§ **SHORT EXERCISE**
Your task is to print, exactly and only, the lines from the start of the entries below through the line with "from bokeh.resources import INLINE". Include both ends, but skip the pictures.

===

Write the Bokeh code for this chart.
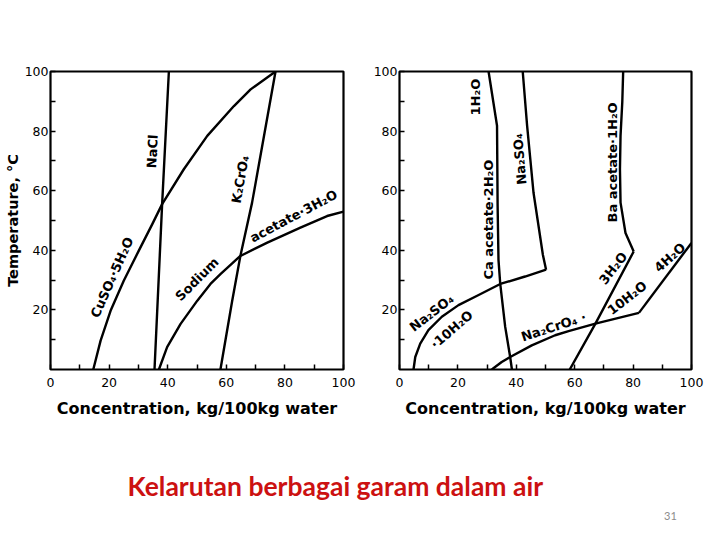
from bokeh.plotting import figure
from bokeh.layouts import column, row
from bokeh.models import Range1d, FixedTicker, Label
from bokeh.core.properties import value
from bokeh.embed import file_html
from bokeh.resources import INLINE

# ---------------- data (concentration kg/100kg water, temperature degC) ----------------
# Left panel
nacl_x = [35.5, 38.1, 40.4]
nacl_t = [0, 55.5, 100]
cuso4_x = [14.6, 17.1, 20.5, 25.0, 30.1, 34.7, 38.1, 45.5, 53.5, 62.6, 68.3, 76.8]
cuso4_t = [0, 9.7, 19.7, 29.8, 39.8, 48.7, 55.5, 67.2, 78.4, 88.4, 94.0, 100]
k2cro4_x = [58.0, 62.0, 64.8, 68.8, 76.8]
k2cro4_t = [0, 23, 38.1, 56, 100]
naac_x = [37.0, 39.8, 44.4, 50.1, 54.6, 58.0, 64.8, 74.0, 85.3, 94.4, 100]
naac_t = [0, 7.5, 15.3, 23.1, 28.7, 32.0, 38.1, 42.6, 47.6, 51.5, 53.0]

# Right panel
caac_x = [30.5, 33.4, 33.6, 33.9, 34.5, 36.2, 37.9, 38.5]
caac_t = [100, 81.8, 55, 36.8, 28.7, 14.3, 4.2, 0]
na2so4_x = [50.2, 49.1, 45.9, 43.7, 42.2]
na2so4_t = [33.5, 38.5, 59.3, 81.8, 100]
na2so4_10_x = [4.8, 5.4, 7.1, 9.9, 14.5, 20.2, 27.1, 34.5, 43.0, 50.2]
na2so4_10_t = [0, 4.2, 8.7, 13.2, 17.7, 21.6, 25.0, 28.7, 31.2, 33.5]
na2cro4_10_x = [31.6, 35.0, 37.9, 45.3, 53.3, 57.9, 67.1, 82.0]
na2cro4_10_t = [0, 2.5, 4.2, 8.1, 11.5, 12.9, 15.4, 19.0]
na2cro4_4_x = [82.0, 100]
na2cro4_4_t = [19.0, 42.5]
baac3_x = [58.3, 67.1, 80.2]
baac3_t = [0, 15.4, 39.6]
baac1_x = [80.2, 77.4, 75.7, 75.5, 75.7, 76.3, 76.6]
baac1_t = [39.6, 45.8, 56.0, 67.2, 78.5, 89.8, 100]

x_ticks = [0, 20, 40, 60, 80, 100]
x_minor = [10, 30, 50, 70, 90]
y_ticks = [20, 40, 60, 80, 100]
y_minor = [10, 30, 50, 70, 90]

left_labels = [
    ("NaCl", 34.8, 73.2, 87),
    ("K\u2082CrO\u2084", 64.8, 63.8, 80),
    ("CuSO\u2084\u00b75H\u2082O", 21.0, 30.9, 66),
    ("Sodium", 50.0, 30.3, 45),
    ("acetate\u00b73H\u2082O", 83.0, 51.5, 28),
]
right_labels = [
    ("Ca acetate\u00b72H\u2082O", 30.6, 50.3, 90),
    ("1H\u2082O", 26.0, 91.4, 90),
    ("Na\u2082SO\u2084", 41.2, 70.6, 95),
    ("Ba acetate\u00b71H\u2082O", 72.8, 69.5, 90),
    ("Na\u2082SO\u2084", 11.0, 19.0, 38),
    ("\u00b710H\u2082O", 17.9, 13.4, 41),
    ("Na\u2082CrO\u2084 \u00b7", 52.8, 14.3, 18),
    ("3H\u2082O", 73.2, 34.0, 52),
    ("10H\u2082O", 78.0, 24.0, 38),
    ("4H\u2082O", 92.6, 37.6, 42),
]

TICK_FONT = "DejaVu Sans"
LABEL_FONT = "DejaVu Sans"


def make_panel(width, height, bl, br, bt, bb, ylabel):
    p = figure(width=width, height=height, output_backend="svg", toolbar_location=None,
               x_range=Range1d(0, 100), y_range=Range1d(0, 100),
               min_border_left=bl, min_border_right=br, min_border_top=bt, min_border_bottom=bb)
    p.grid.visible = False
    p.outline_line_color = "black"
    p.outline_line_width = 2.2
    p.background_fill_color = "white"
    p.border_fill_color = "white"
    p.xaxis.ticker = FixedTicker(ticks=x_ticks, minor_ticks=x_minor)
    p.yaxis.ticker = FixedTicker(ticks=y_ticks, minor_ticks=y_minor)
    for ax in (p.xaxis[0], p.yaxis[0]):
        ax.axis_line_color = None
        ax.major_tick_in = 5
        ax.major_tick_out = 0
        ax.minor_tick_in = 5
        ax.minor_tick_out = 0
        ax.major_tick_line_width = 1.5
        ax.minor_tick_line_width = 1.5
        ax.major_tick_line_color = "black"
        ax.minor_tick_line_color = "black"
        ax.major_label_text_font = TICK_FONT
        ax.major_label_text_font_size = "12.5px"
        ax.major_label_text_color = "black"
        ax.axis_label_text_font = LABEL_FONT
        ax.axis_label_text_font_style = "bold"
        ax.axis_label_text_color = "black"
    p.xaxis.axis_label = "Concentration, kg/100kg water"
    p.xaxis.axis_label_text_font_size = "16px"
    p.yaxis.axis_label_text_font_size = "14.5px"
    p.xaxis.major_label_standoff = 8
    p.xaxis.axis_label_standoff = 9
    p.yaxis.major_label_standoff = 2
    p.yaxis.axis_label_standoff = 1
    if ylabel:
        p.yaxis.axis_label = ylabel
    return p


def add_labels(p, labels):
    for txt, x, y, ang in labels:
        p.text(x=[x], y=[y], text=[txt], angle=ang, angle_units="deg",
               text_align="center", text_baseline="middle",
               text_font=value(LABEL_FONT), text_font_style="bold",
               text_font_size="13px", text_color="black")


# page origin is the window's top-left corner
p1 = make_panel(363, 424, 50, 20, 71, 55, "Temperature, \u00b0C")
for xs, ts in [(nacl_x, nacl_t), (cuso4_x, cuso4_t), (k2cro4_x, k2cro4_t), (naac_x, naac_t)]:
    p1.line(xs, ts, line_color="black", line_width=2.4, line_join="round")
add_labels(p1, left_labels)

p2 = make_panel(353, 424, 36, 25, 71, 55, None)
for xs, ts in [(caac_x, caac_t), (na2so4_x, na2so4_t), (na2so4_10_x, na2so4_10_t),
               (na2cro4_10_x, na2cro4_10_t), (na2cro4_4_x, na2cro4_4_t),
               (baac3_x, baac3_t), (baac1_x, baac1_t)]:
    p2.line(xs, ts, line_color="black", line_width=2.4, line_join="round")
add_labels(p2, right_labels)

p3 = figure(width=716, height=108, output_backend="svg", toolbar_location=None,
            x_range=Range1d(0, 716), y_range=Range1d(0, 108),
            min_border=0)
p3.axis.visible = False
p3.grid.visible = False
p3.outline_line_color = None
p3.background_fill_color = "white"
p3.border_fill_color = "white"
p3.add_layout(Label(x=127, y=47, text="Kelarutan berbagai garam dalam air",
                    text_font="Lato", text_font_style="bold", text_font_size="26.5px",
                    text_color="#cc1111", text_baseline="middle", text_align="left"))
p3.add_layout(Label(x=670, y=17, text="31", text_font="Lato", text_font_size="11px",
                    text_color="#8c8c8c", text_baseline="middle", text_align="center"))

layout = column(row(p1, p2, spacing=0), p3, spacing=0)
open("out.html", "w").write(file_html(layout, INLINE))
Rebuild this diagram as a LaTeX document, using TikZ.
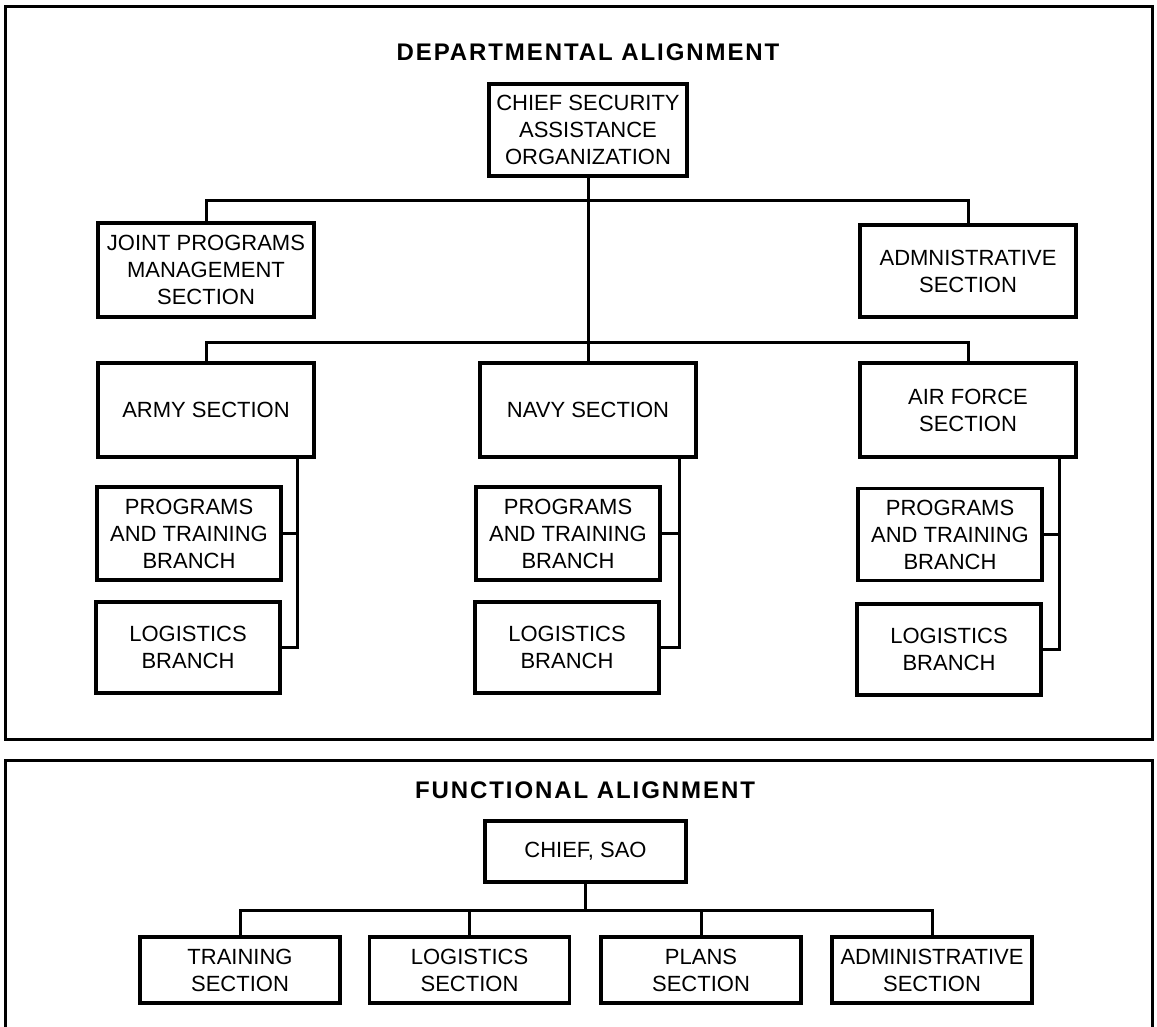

===

§ **ANSWER FOR THE TASK**
Write the Bokeh code for this chart.
from bokeh.plotting import figure
from bokeh.layouts import column, row
from bokeh.models import Range1d, FixedTicker, Label
from bokeh.core.properties import value
from bokeh.embed import file_html
from bokeh.resources import INLINE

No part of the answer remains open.